For IC work that requires minimal collaboration, WFH is often more productive. Fewer interruptions, more focus. However, when the role requires detailed collaboration and regular interaction with others, productivity for WFH falls off a cliff. This has been measurable at every company I’ve worked for that does a decent job of collecting these metrics. And anecdotally, I can feel it in my own job. When I am doing focus work, WFH is great and I get a lot done. When I need a lot of whiteboard time or deep discussions with my peers, WFH is very inefficient regardless of the remote setup, and the difference is so stark that it is difficult to argue.

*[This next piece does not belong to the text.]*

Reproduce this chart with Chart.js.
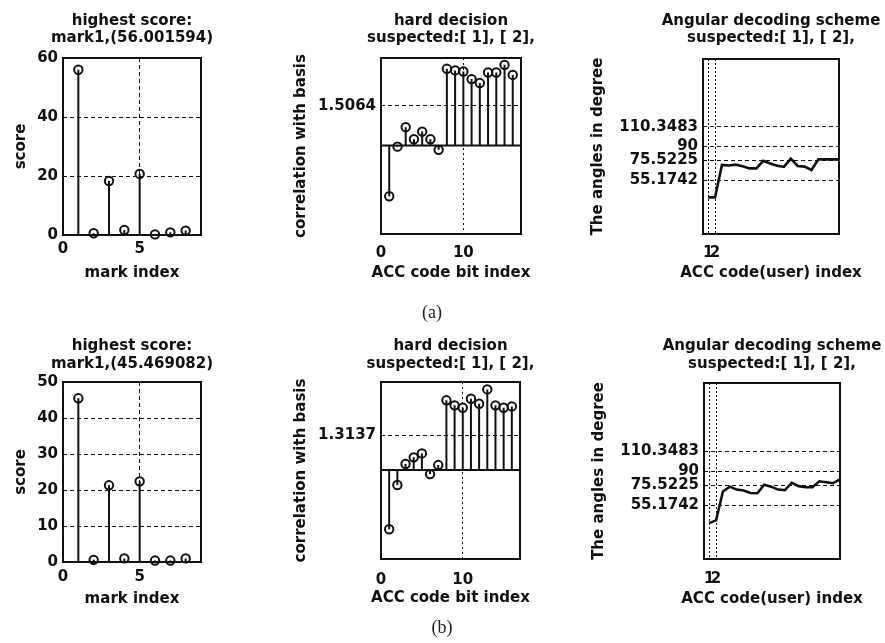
<!DOCTYPE html>
<html><head><meta charset="utf-8">
<script src="https://cdn.jsdelivr.net/npm/chart.js@4.4.1/dist/chart.umd.min.js"></script>
<style>
html,body{margin:0;padding:0;background:#fff;width:885px;height:643px;overflow:hidden;position:relative;}
.cell{position:absolute;}
.cell canvas{display:block;}
.lab{position:absolute;font-family:"Liberation Serif","Times New Roman",serif;font-size:18px;color:#222;transform:translate(-50%,-50%);white-space:nowrap;}
</style></head><body>
<div class="cell" style="left:0px;top:0px;width:264px;height:290px"><canvas id="a1"></canvas></div>
<div class="cell" style="left:280px;top:0px;width:342px;height:290px"><canvas id="a2"></canvas></div>
<div class="cell" style="left:580px;top:0px;width:382px;height:290px"><canvas id="a3"></canvas></div>
<div class="cell" style="left:0px;top:320px;width:264px;height:290px"><canvas id="b1"></canvas></div>
<div class="cell" style="left:280px;top:320px;width:341px;height:290px"><canvas id="b2"></canvas></div>
<div class="cell" style="left:580px;top:320px;width:384px;height:290px"><canvas id="b3"></canvas></div>
<div class="lab" style="left:432px;top:312px">(a)</div>
<div class="lab" style="left:442px;top:627px">(b)</div>
<script>
// ---------- data ----------
const markIndex = [1, 2, 3, 4, 5, 6, 7, 8];
const scoreA = [56.001594, 0.6, 18.3, 1.7, 20.7, 0.2, 0.9, 1.5];
const scoreB = [45.469082, 0.6, 21.3, 1.0, 22.4, 0.4, 0.4, 1.0];

const bitIndex = [1, 2, 3, 4, 5, 6, 7, 8, 9, 10, 11, 12, 13, 14, 15, 16];
const corrA = [-1.92, -0.04, 0.70, 0.24, 0.53, 0.24, -0.16, 2.91, 2.85, 2.81, 2.52, 2.37, 2.77, 2.77, 3.06, 2.68];
const corrB = [-2.23, -0.56, 0.23, 0.48, 0.63, -0.15, 0.19, 2.63, 2.44, 2.35, 2.69, 2.50, 3.04, 2.44, 2.35, 2.40];

const userIndex = [1, 2, 3, 4, 5, 6, 7, 8, 9, 10, 11, 12, 13, 14, 15, 16, 17, 18, 19, 20];
const angleA = [37.7, 37.7, 71.0, 70.5, 71.3, 69.8, 67.5, 67.5, 75.3, 72.6, 70.3, 69.0, 77.5, 70.0, 69.3, 65.8, 76.8, 76.8, 76.8, 76.8];
const angleB = [36.7, 39.5, 69.0, 74.0, 71.0, 70.0, 67.5, 67.2, 76.0, 74.0, 71.0, 70.5, 78.0, 74.5, 73.4, 73.4, 79.5, 78.5, 77.5, 81.5];

// tick values / labels
const scoreTicksA = [0, 20, 40, 60];
const scoreTicksB = [0, 10, 20, 30, 40, 50];
const markTicks = [0, 5];
const bitTicks = [0, 10];
const corrTicksA = [1.5064];
const corrLabelsA = ['1.5064'];
const corrTicksB = [1.3137];
const corrLabelsB = ['1.3137'];
const angleTicks = [55.1742, 75.5225, 90, 110.3483];
const angleLabels = ['55.1742', '75.5225', '90', '110.3483'];
const userTicks = [1, 2];

// texts
const titleScoreA = ['highest score:', 'mark1,(56.001594)'];
const titleScoreB = ['highest score:', 'mark1,(45.469082)'];
const titleHard = ['hard decision', 'suspected:[ 1], [ 2],'];
const titleAngular = ['Angular decoding scheme', 'suspected:[ 1], [ 2],'];

// axis limits
const markRange = [0, 9];
const bitRange = [0, 17];
const userRange = [0.25, 20];
const corrRange = [-3.35, 3.32];
const angleRange = [0, 180];

// ---------- helpers ----------
const INK = '#111';
const FAM = "'DejaVu Sans', 'Liberation Sans', sans-serif";
const F = (lh) => ({family: FAM, size: 15, weight: 'bold', lineHeight: lh || 1.2});

function stemPoints(xs, ys) {
  const out = [];
  xs.forEach((x, i) => { out.push({x: x, y: 0}, {x: x, y: ys[i]}, {x: x, y: null}); });
  return out;
}
function pts(xs, ys) { return xs.map((x, i) => ({x: x, y: ys[i]})); }
function lab(vals, labels, v) {
  const i = vals.findIndex(t => Math.abs(t - v) < 1e-9);
  if (i < 0) return '';
  return labels ? labels[i] : String(vals[i]);
}

// axes box (MATLAB "box on")
const boxPlugin = {
  id: 'box',
  afterDatasetsDraw(chart) {
    const {ctx, chartArea: a} = chart;
    ctx.save();
    ctx.strokeStyle = INK;
    ctx.lineWidth = 2;
    ctx.strokeRect(a.left, a.top, a.right - a.left, a.bottom - a.top);
    ctx.restore();
  }
};
// centre titles on the axes and let texts exceed the axes width
const centrePlugin = {
  id: 'centre',
  afterLayout(chart) {
    const a = chart.chartArea;
    const cx = (a.left + a.right) / 2, cy = (a.top + a.bottom) / 2;
    const W = 330;
    const t = chart.titleBlock;
    if (t) { t.left = cx - W / 2; t.right = cx + W / 2; t.width = W; }
    const xs = chart.scales.x;
    xs.left = cx - W / 2; xs.right = cx + W / 2; xs.width = W;
    const ys = chart.scales.y;
    ys.top = cy - 140; ys.bottom = cy + 140; ys.height = 280;
  }
};

function stemSets(xs, ys, range, baseline) {
  const sets = [
    {data: stemPoints(xs, ys), showLine: true, spanGaps: false, borderColor: INK, borderWidth: 2, pointRadius: 0},
    {data: pts(xs, ys), showLine: false, pointStyle: 'circle', pointRadius: 4.2, borderWidth: 2,
     borderColor: INK, backgroundColor: 'rgba(0,0,0,0)'}
  ];
  if (baseline) {
    sets.push({data: [{x: range[0], y: 0}, {x: range[1], y: 0}], showLine: true, borderColor: INK, borderWidth: 2, pointRadius: 0});
  }
  return sets;
}

function build(id, o) {
  return new Chart(document.getElementById(id), {
    type: 'scatter',
    data: {datasets: o.datasets},
    options: {
      responsive: true, maintainAspectRatio: false, animation: false, events: [],
      layout: {padding: {left: 0, right: o.padR, top: 0, bottom: 0}},
      plugins: {
        legend: {display: false}, tooltip: {enabled: false},
        title: {display: true, text: o.title, color: INK, font: F(1.15), padding: {top: o.tT, bottom: o.tB}}
      },
      scales: {
        x: {
          type: 'linear', min: o.xr[0], max: o.xr[1],
          afterBuildTicks: s => { s.ticks = o.xTicks.map(v => ({value: v})); },
          afterFit: s => { s.height = o.hX; },
          ticks: {autoSkip: false, maxRotation: 0, minRotation: 0, padding: o.xPad, color: INK, font: F(),
                  callback: v => lab(o.xTicks, o.xLabels, v)},
          grid: {color: INK, lineWidth: 1, drawTicks: false},
          border: {display: false, dash: o.xDash},
          title: {display: true, text: o.xTitle, color: INK, font: F(), padding: {top: 0, bottom: o.xtB}}
        },
        y: {
          type: 'linear', min: o.yr[0], max: o.yr[1],
          afterBuildTicks: s => { s.ticks = o.yTicks.map(v => ({value: v})); },
          afterFit: s => { s.width = o.wY; },
          ticks: {autoSkip: false, padding: 5, color: INK, font: F(),
                  callback: v => lab(o.yTicks, o.yLabels, v)},
          grid: {color: INK, lineWidth: 1, drawTicks: false},
          border: {display: false, dash: [4, 3]},
          title: {display: true, text: o.yTitle, color: INK, font: F(), padding: {top: o.ytT, bottom: 0}}
        }
      }
    },
    plugins: [boxPlugin, centrePlugin]
  });
}

// ---------- (a) ----------
build('a1', {
  datasets: stemSets(markIndex, scoreA, markRange, false),
  title: titleScoreA, tT: 12.4, tB: 11.1, padR: 63, wY: 63, hX: 55,
  xr: markRange, xTicks: markTicks, xPad: 5, xDash: [4, 3], xTitle: 'mark index', xtB: 7.4,
  yr: [0, 60], yTicks: scoreTicksA, yTitle: 'score', ytT: 11.9
});
build('a2', {
  datasets: stemSets(bitIndex, corrA, bitRange, true),
  title: titleHard, tT: 12.4, tB: 11.1, padR: 101, wY: 101, hX: 56,
  xr: bitRange, xTicks: bitTicks, xPad: 10.5, xDash: [2, 3], xTitle: 'ACC code bit index', xtB: 7.4,
  yr: corrRange, yTicks: corrTicksA, yLabels: corrLabelsA, yTitle: 'correlation with basis', ytT: 12.4
});
build('a3', {
  datasets: [{data: pts(userIndex, angleA), showLine: true, borderColor: INK, borderWidth: 2.6, pointRadius: 0, tension: 0}],
  title: titleAngular, tT: 12.4, tB: 12.1, padR: 123, wY: 123, hX: 56,
  xr: userRange, xTicks: userTicks, xPad: 10.5, xDash: [2, 2], xTitle: 'ACC code(user) index', xtB: 7.4,
  yr: angleRange, yTicks: angleTicks, yLabels: angleLabels, yTitle: 'The angles in degree', ytT: 8.9
});

// ---------- (b) ----------
build('b1', {
  datasets: stemSets(markIndex, scoreB, markRange, false),
  title: titleScoreB, tT: 17.9, tB: 9.6, padR: 63, wY: 63, hX: 48,
  xr: markRange, xTicks: markTicks, xPad: 6.5, xDash: [4, 3], xTitle: 'mark index', xtB: 1.6,
  yr: [0, 50], yTicks: scoreTicksB, yTitle: 'score', ytT: 11.9
});
build('b2', {
  datasets: stemSets(bitIndex, corrB, bitRange, true),
  title: titleHard, tT: 17.9, tB: 9.6, padR: 101, wY: 101, hX: 51,
  xr: bitRange, xTicks: bitTicks, xPad: 12, xDash: [2, 3], xTitle: 'ACC code bit index', xtB: 2.6,
  yr: corrRange, yTicks: corrTicksB, yLabels: corrLabelsB, yTitle: 'correlation with basis', ytT: 12.4
});
build('b3', {
  datasets: [{data: pts(userIndex, angleB), showLine: true, borderColor: INK, borderWidth: 2.6, pointRadius: 0, tension: 0}],
  title: titleAngular, tT: 17.9, tB: 10.6, padR: 124, wY: 124, hX: 51,
  xr: userRange, xTicks: userTicks, xPad: 11, xDash: [2, 2], xTitle: 'ACC code(user) index', xtB: 1.6,
  yr: angleRange, yTicks: angleTicks, yLabels: angleLabels, yTitle: 'The angles in degree', ytT: 10.1
});
</script>
</body></html>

I think most people are talking their own book. If you are an IC or mostly just do individual focus work, then of course WFH is great. If you need to iteratively collaborate with people on complex design problems or work products, WFH objectively has low efficiency in every organization I’ve seen try it, including companies that are remote-centric.

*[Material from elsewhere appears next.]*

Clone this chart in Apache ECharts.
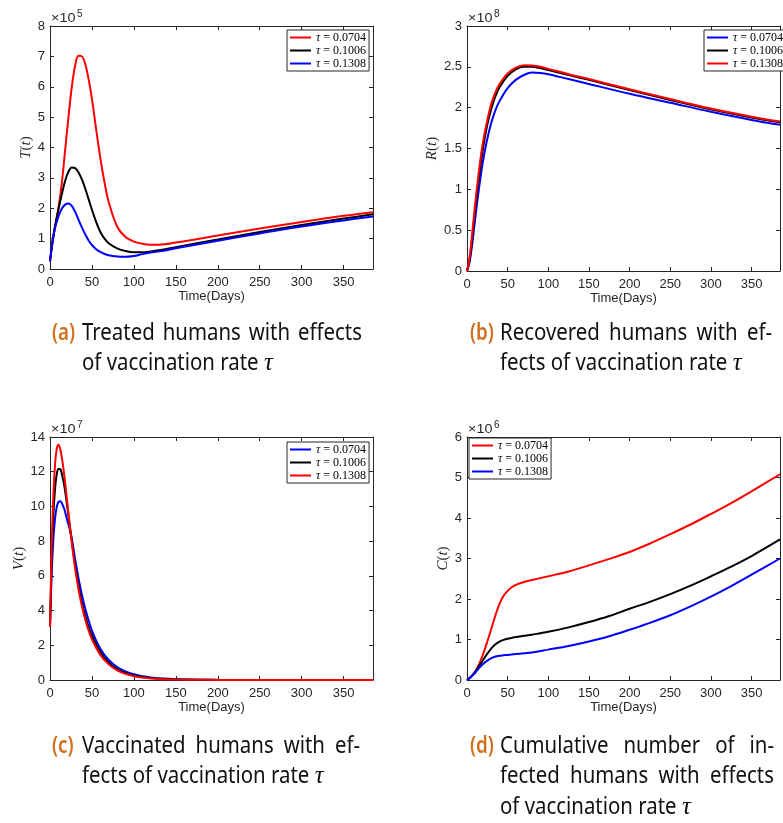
<!DOCTYPE html>
<html>
<head>
<meta charset="utf-8">
<script src="https://cdn.jsdelivr.net/npm/echarts@6/dist/echarts.min.js"></script>
<style>
  html, body { margin: 0; padding: 0; background: #ffffff; }
  #chart { width: 783px; height: 823px; }
</style>
</head>
<body>
<div id="chart"></div>
<script>
// ---------------- data ----------------
// common x-axis ticks (days)
const dayTicks = [0, 50, 100, 150, 200, 250, 300, 350];
const legendRates = ['0.0704', '0.1006', '0.1308'];

// (a) treated humans T(t), in units of 1e5
const daysT = [0, 3, 6, 10, 14, 18, 22, 26, 30, 34, 38, 42, 46, 50, 55, 60, 65, 70, 80, 90, 100, 110, 120, 130, 150, 200, 250, 300, 350, 385];
const treatedRate1 = [0.25, 0.9, 1.4, 2.0, 2.8, 3.9, 5.0, 6.0, 6.7, 7.02, 7.0, 6.75, 6.25, 5.6, 4.6, 3.65, 2.85, 2.2, 1.4, 1.05, 0.9, 0.83, 0.8, 0.8, 0.87, 1.1, 1.33, 1.55, 1.75, 1.87];
const treatedRate2 = [0.25, 0.9, 1.4, 1.95, 2.45, 2.9, 3.2, 3.34, 3.32, 3.18, 2.95, 2.65, 2.3, 1.95, 1.55, 1.22, 1.0, 0.85, 0.68, 0.59, 0.55, 0.55, 0.58, 0.62, 0.72, 0.97, 1.22, 1.45, 1.66, 1.8];
const treatedRate3 = [0.25, 0.88, 1.35, 1.72, 1.98, 2.12, 2.16, 2.08, 1.88, 1.62, 1.37, 1.14, 0.94, 0.79, 0.65, 0.56, 0.5, 0.45, 0.41, 0.4, 0.43, 0.49, 0.54, 0.58, 0.68, 0.93, 1.17, 1.4, 1.6, 1.73];
const treatedTicks = [0, 1, 2, 3, 4, 5, 6, 7, 8];

// (b) recovered humans R(t), in units of 1e8
const daysR = [0, 3, 6, 9, 12, 15, 18, 21, 25, 30, 35, 40, 50, 60, 70, 80, 90, 100, 125, 150, 200, 250, 300, 350, 385];
const recoveredRate1 = [0, 0.1, 0.3, 0.55, 0.8, 1.03, 1.24, 1.42, 1.62, 1.82, 1.97, 2.08, 2.24, 2.34, 2.4, 2.43, 2.425, 2.41, 2.35, 2.29, 2.17, 2.06, 1.95, 1.85, 1.79];
const recoveredRate2 = [0, 0.13, 0.37, 0.65, 0.93, 1.17, 1.39, 1.58, 1.79, 1.99, 2.14, 2.25, 2.39, 2.47, 2.5, 2.5, 2.485, 2.46, 2.4, 2.34, 2.215, 2.095, 1.98, 1.88, 1.82];
const recoveredRate3 = [0, 0.15, 0.42, 0.72, 1.0, 1.25, 1.47, 1.65, 1.85, 2.05, 2.19, 2.29, 2.42, 2.49, 2.52, 2.515, 2.5, 2.475, 2.41, 2.35, 2.225, 2.105, 1.99, 1.89, 1.83];
const recoveredTicks = [0, 0.5, 1, 1.5, 2, 2.5, 3];

// (c) vaccinated humans V(t), in units of 1e7
const daysV = [0, 2, 4, 6, 8, 10, 12, 14, 17, 20, 25, 30, 35, 40, 45, 50, 60, 70, 80, 90, 100, 110, 120, 135, 150, 175, 200, 250, 300, 385];
const vaccinatedRate1 = [3.05, 6.1, 8.1, 9.3, 9.95, 10.25, 10.3, 10.2, 9.85, 9.3, 8.4, 6.95, 5.6, 4.5, 3.6, 2.85, 1.8, 1.15, 0.75, 0.5, 0.33, 0.22, 0.15, 0.08, 0.045, 0.02, 0.008, 0.002, 0, 0];
const vaccinatedRate2 = [3.05, 6.9, 9.5, 11.0, 11.85, 12.15, 12.15, 11.9, 11.2, 10.2, 8.35, 6.6, 5.15, 4.05, 3.2, 2.55, 1.6, 1.0, 0.63, 0.4, 0.26, 0.17, 0.11, 0.06, 0.035, 0.014, 0.006, 0.001, 0, 0];
const vaccinatedRate3 = [3.05, 7.6, 10.6, 12.4, 13.3, 13.56, 13.35, 12.85, 11.8, 10.5, 8.3, 6.4, 4.95, 3.85, 3.0, 2.35, 1.45, 0.9, 0.56, 0.35, 0.22, 0.14, 0.09, 0.05, 0.03, 0.012, 0.005, 0.001, 0, 0];
const vaccinatedTicks = [0, 2, 4, 6, 8, 10, 12, 14];

// (d) cumulative infected humans C(t), in units of 1e6
const daysC = [0, 5, 10, 15, 20, 25, 30, 35, 40, 45, 50, 55, 60, 70, 80, 100, 125, 150, 175, 200, 225, 250, 275, 300, 325, 350, 385];
const cumulativeRate1 = [0, 0.08, 0.2, 0.4, 0.65, 0.95, 1.27, 1.6, 1.88, 2.08, 2.2, 2.29, 2.35, 2.42, 2.47, 2.56, 2.68, 2.83, 2.99, 3.16, 3.37, 3.6, 3.84, 4.1, 4.37, 4.66, 5.08];
const cumulativeRate2 = [0, 0.08, 0.2, 0.35, 0.5, 0.65, 0.78, 0.88, 0.95, 0.99, 1.02, 1.04, 1.06, 1.09, 1.12, 1.19, 1.3, 1.43, 1.58, 1.76, 1.93, 2.12, 2.33, 2.56, 2.8, 3.06, 3.47];
const cumulativeRate3 = [0, 0.08, 0.18, 0.3, 0.4, 0.48, 0.54, 0.58, 0.6, 0.61, 0.62, 0.63, 0.64, 0.66, 0.68, 0.75, 0.84, 0.95, 1.08, 1.24, 1.41, 1.6, 1.82, 2.06, 2.32, 2.6, 3.0];
const cumulativeTicks = [0, 1, 2, 3, 4, 5, 6];

// sub-figure captions
const captionA = { tag: '(a)', lines: ['Treated humans with effects', 'of vaccination rate τ'] };
const captionB = { tag: '(b)', lines: ['Recovered humans with ef-', 'fects of vaccination rate τ'] };
const captionC = { tag: '(c)', lines: ['Vaccinated humans with ef-', 'fects of vaccination rate τ'] };
const captionD = { tag: '(d)', lines: ['Cumulative number of in-', 'fected humans with effects', 'of vaccination rate τ'] };

// ---------------- styling ----------------
const AXIS_COLOR = '#262626';
const SANS = '"Liberation Sans", Arial, sans-serif';
const SERIF = '"Liberation Serif", "DejaVu Serif", serif';
const RED = '#ff0000', BLACK = '#000000', BLUE = '#0000ff';
const X_MAX = 385;

// panel boxes (plot area in px)
const panels = [
  { left: 50,  top: 26,  width: 323, height: 243 },
  { left: 467, top: 26,  width: 323, height: 245 },
  { left: 50,  top: 437, width: 323, height: 243 },
  { left: 467, top: 437, width: 323, height: 243 }
];

function pairs(xs, ys) { return xs.map((x, i) => [x, ys[i]]); }

const grids = [], xAxes = [], yAxes = [], series = [], legends = [], graphics = [];

function addPanel(idx, cfg) {
  const p = panels[idx];
  grids.push({ left: p.left, top: p.top, width: p.width, height: p.height, show: false });
  const tick = { show: true, inside: true, length: 4, lineStyle: { color: AXIS_COLOR, width: 1 } };
  const line = { show: true, onZero: false, lineStyle: { color: AXIS_COLOR, width: 1 } };
  const xBase = { type: 'value', gridIndex: idx, min: 0, max: X_MAX, interval: 50, splitLine: { show: false }, axisLine: line, axisTick: tick };
  xAxes.push(Object.assign({}, xBase, {
    position: 'bottom',
    name: 'Time(Days)', nameLocation: 'middle', nameGap: 20,
    nameTextStyle: { color: AXIS_COLOR, fontSize: 13, fontFamily: SANS },
    axisLabel: {
      show: true, margin: 7, color: AXIS_COLOR, fontSize: 13, fontFamily: SANS,
      formatter: v => (dayTicks.indexOf(v) >= 0 ? String(v) : '')
    }
  }));
  xAxes.push(Object.assign({}, xBase, { position: 'top', axisLabel: { show: false } }));
  const yt = cfg.ticks;
  const yBase = {
    type: 'value', gridIndex: idx, min: yt[0], max: yt[yt.length - 1], interval: yt[1] - yt[0],
    splitLine: { show: false }, axisLine: line, axisTick: tick
  };
  yAxes.push(Object.assign({}, yBase, {
    position: 'left',
    name: '{i|' + cfg.sym + '}({i|t})', nameLocation: 'middle', nameRotate: 90, nameGap: 14,
    nameTextStyle: {
      color: AXIS_COLOR, fontSize: 15, fontFamily: SERIF,
      rich: { i: { fontStyle: 'italic', fontSize: 15, fontFamily: SERIF, color: AXIS_COLOR } }
    },
    axisLabel: { show: true, margin: 5, color: AXIS_COLOR, fontSize: 13, fontFamily: SANS }
  }));
  yAxes.push(Object.assign({}, yBase, { position: 'right', axisLabel: { show: false } }));

  const names = [];
  cfg.lines.forEach((ln, k) => {
    const nm = cfg.sym + ' τ = ' + ln.rate;
    names.push(nm);
    series.push({
      type: 'line', name: nm, xAxisIndex: 2 * idx, yAxisIndex: 2 * idx,
      data: pairs(cfg.days, ln.values), showSymbol: false, symbol: 'none',
      smooth: 0.35, clip: true,
      lineStyle: { color: ln.color, width: 2 }, itemStyle: { color: ln.color },
      emphasis: { disabled: true }, z: 2 + k
    });
  });
  legends.push({
    orient: 'vertical', left: cfg.legendPos[0], top: cfg.legendPos[1],
    data: names, icon: 'rect', itemWidth: 21, itemHeight: 2, itemGap: 0,
    padding: [1, 3, 1, 3], borderColor: AXIS_COLOR, borderWidth: 1, backgroundColor: '#ffffff',
    selectedMode: false,
    formatter: n => '{g|τ} = ' + n.split('= ')[1],
    textStyle: {
      color: '#000', fontSize: 12, fontFamily: SERIF, lineHeight: 13,
      rich: { g: { fontStyle: 'italic', fontSize: 12, fontFamily: SERIF, lineHeight: 13 } }
    }
  });

  // power-of-ten multiplier above the y axis
  graphics.push({
    type: 'text', x: p.left + 1, y: p.top - 7, scaleX: 1.2, silent: true,
    style: { text: '×10', font: '12px ' + SANS, fill: AXIS_COLOR, verticalAlign: 'middle' }
  });
  graphics.push({
    type: 'text', x: p.left + 27, y: p.top - 12, silent: true,
    style: { text: String(cfg.exp), font: '10px ' + SANS, fill: AXIS_COLOR, verticalAlign: 'middle' }
  });
}

addPanel(0, {
  sym: 'T', exp: 5, ticks: treatedTicks, days: daysT, legendPos: [287, 30],
  lines: [
    { rate: legendRates[0], values: treatedRate1, color: RED },
    { rate: legendRates[1], values: treatedRate2, color: BLACK },
    { rate: legendRates[2], values: treatedRate3, color: BLUE }
  ]
});
addPanel(1, {
  sym: 'R', exp: 8, ticks: recoveredTicks, days: daysR, legendPos: [704, 30],
  lines: [
    { rate: legendRates[0], values: recoveredRate1, color: BLUE },
    { rate: legendRates[1], values: recoveredRate2, color: BLACK },
    { rate: legendRates[2], values: recoveredRate3, color: RED }
  ]
});
addPanel(2, {
  sym: 'V', exp: 7, ticks: vaccinatedTicks, days: daysV, legendPos: [287, 442],
  lines: [
    { rate: legendRates[0], values: vaccinatedRate1, color: BLUE },
    { rate: legendRates[1], values: vaccinatedRate2, color: BLACK },
    { rate: legendRates[2], values: vaccinatedRate3, color: RED }
  ]
});
addPanel(3, {
  sym: 'C', exp: 6, ticks: cumulativeTicks, days: daysC, legendPos: [469, 438],
  lines: [
    { rate: legendRates[0], values: cumulativeRate1, color: RED },
    { rate: legendRates[1], values: cumulativeRate2, color: BLACK },
    { rate: legendRates[2], values: cumulativeRate3, color: BLUE }
  ]
});

// ---------------- captions (justified, hanging indent) ----------------
const CAP_FAMILY = '"Noto Sans", sans-serif';
const CAP_SIZE = 24;
const CAP_SX = 0.85;
const CAP_LINE = 30.5;
const measureCtx = document.createElement('canvas').getContext('2d');
function measure(str, font) { measureCtx.font = font; return measureCtx.measureText(str).width; }

function addCaption(cap, x0, x1, y0) {
  const capFont = CAP_SIZE + 'px ' + CAP_FAMILY;
  const tagFont = '600 ' + CAP_SIZE + 'px ' + CAP_FAMILY;
  const tauFont = 'italic ' + (CAP_SIZE + 1) + 'px ' + SERIF;
  graphics.push({
    type: 'text', x: x0, y: y0, scaleX: CAP_SX * 0.92, silent: true,
    style: { text: cap.tag, font: tagFont, fill: '#d0701c', verticalAlign: 'middle' }
  });
  const indent = x0 + 30;
  const space = measure(' ', capFont) * CAP_SX;
  cap.lines.forEach((ln, k) => {
    const y = y0 + k * CAP_LINE;
    const words = ln.split(' ');
    const isTau = words.map(w => w === 'τ');
    const widths = words.map((w, i) => isTau[i] ? measure(w, tauFont) : measure(w, capFont) * CAP_SX);
    const total = widths.reduce((a, b) => a + b, 0);
    let gap = space;
    if (k < cap.lines.length - 1 && words.length > 1) gap = Math.max(space * 0.6, (x1 - indent - total) / (words.length - 1));
    let x = indent;
    words.forEach((w, i) => {
      graphics.push({
        type: 'text', x: x, y: y, scaleX: isTau[i] ? 1 : CAP_SX, silent: true,
        style: { text: w, font: isTau[i] ? tauFont : capFont, fill: '#111111', verticalAlign: 'middle' }
      });
      x += widths[i] + gap;
    });
  });
}
addCaption(captionA, 52, 362, 333);
addCaption(captionB, 470, 772, 333);
addCaption(captionC, 52, 360, 746);
addCaption(captionD, 470, 774, 746);

const chart = echarts.init(document.getElementById('chart'), null, { renderer: 'canvas' });
chart.setOption({
  animation: false,
  backgroundColor: '#ffffff',
  grid: grids, xAxis: xAxes, yAxis: yAxes, series: series, legend: legends,
  graphic: { elements: graphics },
  tooltip: { show: false }
});
</script>
</body>
</html>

There is a lot of motivated reasoning in these discussions and little acknowledgement that productivity between WFH and RTO varies greatly depending on the task at hand. Every company and most roles are a mix of these types of tasks. I think many companies these days recognize this and try to allocate accordingly, but it creates legal, social, and other issues if you treat employees differently in this regard based on the nature of their roles. The reality that some people must commute to do their jobs effectively creates a class system of sorts but organizations needs all roles to be setup to ensure reasonable productivity.
This is not a black and white situation, it is a complex social problem.